My rating? C+
Okay, so this is an unpopular opinion, but I wasn’t that whelmed by Crazy Rich Asians.
I read the book, but it was years ago so I can’t do a book v movie comparison (although iirc I wasn’t that whelmed by the book, either). So my review is primarily through the lens of a former Singaporean PR watching a rom-com set in Singapore. I am also very critical of all the media I consume, so critiquing CRA is not an anomaly for me (or if it is, it’s only because I’m not sitting her complaining about all the changes from the book, which is far more my style).
I wasn’t crazy about CRA (pun intended). I’m closing comments because I’m not interested in moderating comments from those of you who are mad at my hot take. This is *my* opinion and ultimately it’s another in a long series of hot takes on CRA by every person with an internet connection.
Things I liked
- Constance Wu is a delight and should be in everything.
- Henry Golding can’t act, but has beautiful abs and I appreciate the multiple, lingering shots of them.
- It was cool to see the places that were shot on location like Changi (yes, Rachel is right, it is an amazing airport and the rest of the world only wishes they had the majesty and efficiency of Changi), and MBS.
- It follows the act structure of a rom com, more or less, and I haven’t seen many rom-coms in the theaters recently. I’m hoping the success of this one will help bring about both more movies centered around people of color and more romantic comedies.
- Michelle Yeoh is delightfully cruel. The scenes with her and Rachel are among the best in the movie. She should be in all the things, too.
- The look that Rachel’s mom gives Nick’s mom is perfect. I want a movie about her.
- It is a win for EAST Asian Americans. I get why this is a big moment, and I hope the box office continues to blow up for CRA. A huge CRA box office on top of the Get Out, Black Panther, and soon The Hate U Give box offices will hopefully lead to movies that center around other people of color. But keep in mind this isn’t a win for “Asians,” it’s a win for East Asians in the US.
My problems include, but are not limited to
- The ending is unbelievable, even within the constraints of the story. After everything, why would any self-respecting woman, much less someone with the brains and guts to be “the youngest faculty member at NYU” take Nick back after what his toxic friends and family did to her? Eleanor’s ring is not adequate compensation for knowing everyone affiliated with Nick hates her and wants her to fail. The pit is full of venomous snakes and I think Rachel should’ve kicked his sorry ass off the plane. Which leads to…
- I don’t care about Rachel and Nick. The best scenes are between Rachel and Eleanor. They had more chemistry than Rachel and Nick.
- Astrid’s story was more compelling and I care about where she goes next far more than I care about Rachel and Nick.

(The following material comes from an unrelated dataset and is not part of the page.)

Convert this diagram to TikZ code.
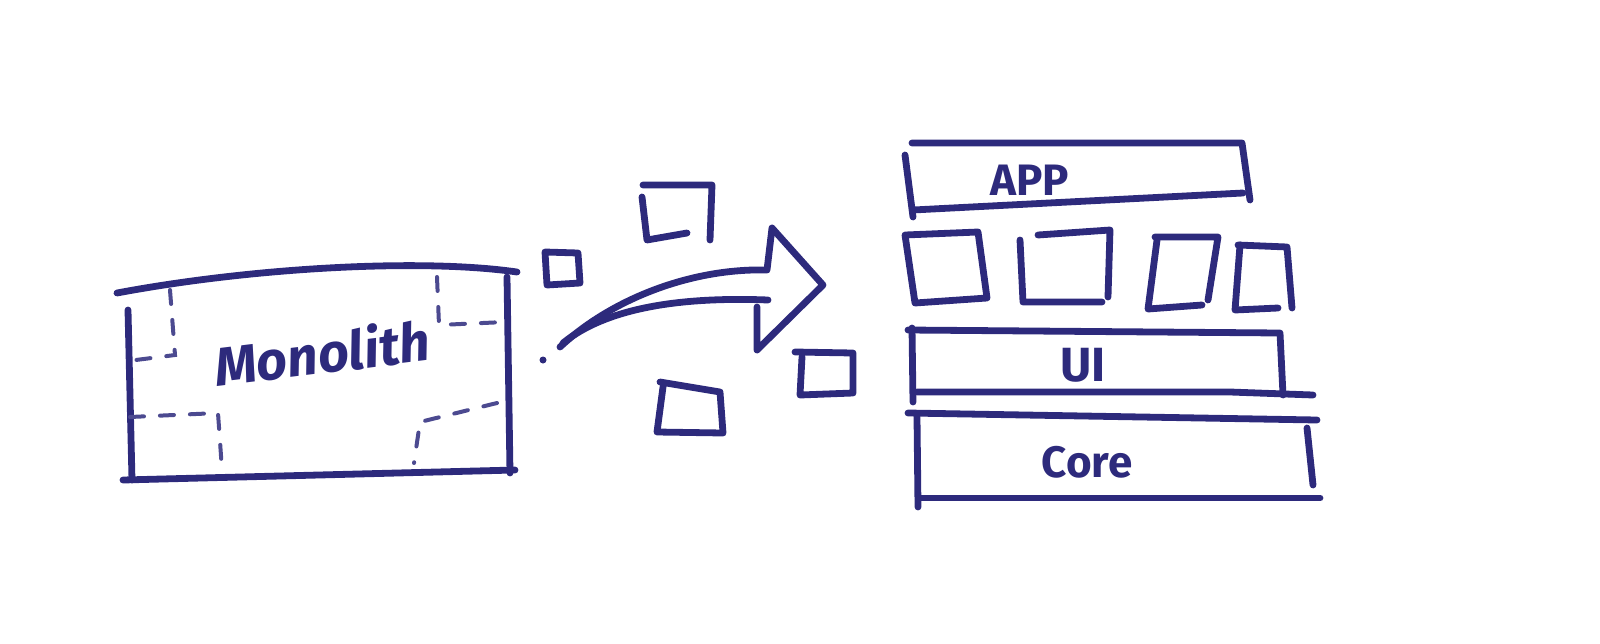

So was Rachel’s mom’s story.
- While I loved that there were shots of Singapore, what was with the fixation on the MBS area? I mean, the first time I saw it, I was like awwwww. By the fifth identical shot, I was wondering why we couldn’t go to the Botanical Gardens or some other spot.
- Newton Circus is the best hawker centre? Is that just to show how out of touch rich people are? Because it’s not the best hawker centre by far. The hawker centre at the Little India wet market blows it out of the water, and that’s before we get into the heartland hawker centres.
- Peik Lin Goh’s blaccent. This is not how Awkwafina talks. Look at any interview. The use of a stereotypically American black accent (aka blaccent) is racist, and barely the tip of the racism iceberg. Nor do Singaporeans talk like that.
- Why was the only person in the entire movie with a Singapore accent one of Peik Lin’s little sisters? I kept my ears avidly open, knowing that it wouldn’t be a main character, but…really. The only time Singlish is used is during some texting–it wouldn’t have been too hard to sprinkle it in such that the viewer would get its meaning in context.
- Brown bodies as servants/comedic relief only. The Sikh bodyguards are there for comedic relief. There’s a flurry of brown maids for Astrid. Singapore is a diverse society, and even at the “crazy rich” level, there are rich Indians and rich Malays. There are rich expats of every color. But the use of brown bodies was racist in the book and it’s racist in the movie.
- What was even with the quote at the start of the movie about waking the sleeping giant of China? Singapore isn’t in China, nor does it want to be. Why not use some LKY quote? Again, missed opportunity.
- I don’t actually care, but in multicultural Singapore, especially with a family that has been there since the 1800’s and is clearly cozy with Western influence (a rich family would’ve been bff’s with the Brits in the colonial days and still sends kids like Nick to British boarding schools) isn’t going to be precious about every song being in Chinese.
- So it’s a rom-com, but it was light on the com part of the equation. Constance Wu has incredible comedic timing. It’s a missed opportunity that she didn’t get a chance to show off her comedic chops.
Ultimately I think you should see it and make your own conclusions. Anything that helps the CRA box office ultimately helps rom-coms in general and poc centered movies, and I want more of both.
But CRA? I doubt I’d watch it again.